= Paese Sera =

Italian afternoon newspaper founded in 1949

Historic logo, a red circle

Paese Sera was an Italian afternoon newspaper published between 1949 and 1994.

== History ==
The newspaper was founded in Rome in 1949, as the afternoon edition of the newspaper Il Paese. Close to the Italian Communist Party, it was intended as a left-wing alternative to the popular center-right Roman newspapers Il Messaggero and Il Tempo. Differently from the official organ of the party, L'Unità, Paese Sera gave ample room to more light and popular themes such as gossip news, crime reports, comic strips and horoscopes. The first editor was Tomaso Smith, who resigned in 1956, opposing the choice of the Italian Communist Party of supporting the Soviet invasion of Hungary. Among its collaborators were Umberto Eco, Gianni Rodari, Norberto Bobbio, Maurizio Costanzo, Edoardo Sanguineti, Tullio De Mauro, Natalino Sapegno, Arrigo Benedetti, Andrea Barbato, Elio Pagliarani, Aldo Biscardi, Bonvi, Massimo Mattioli and Pino Zac. In 1963, with the closure of Il Paese, it replaced it with a morning edition.
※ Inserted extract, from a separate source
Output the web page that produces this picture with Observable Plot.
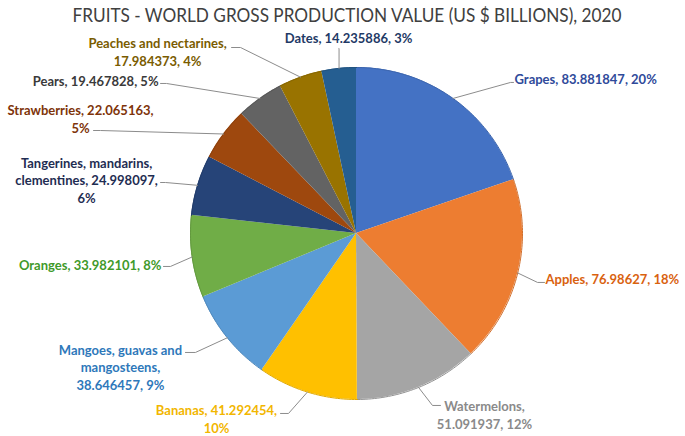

Following increasing competition, the disinterest of the Communist Party, and a significant drop in sales, the newspaper first closed in 1983. Thanks to the creation of a cooperative formed by its employees and to a readers' subscription the newspaper reprised its publications shortly later, before closing again in 1994.

A few short-lived attempts to relaunch it were attempted in the following years.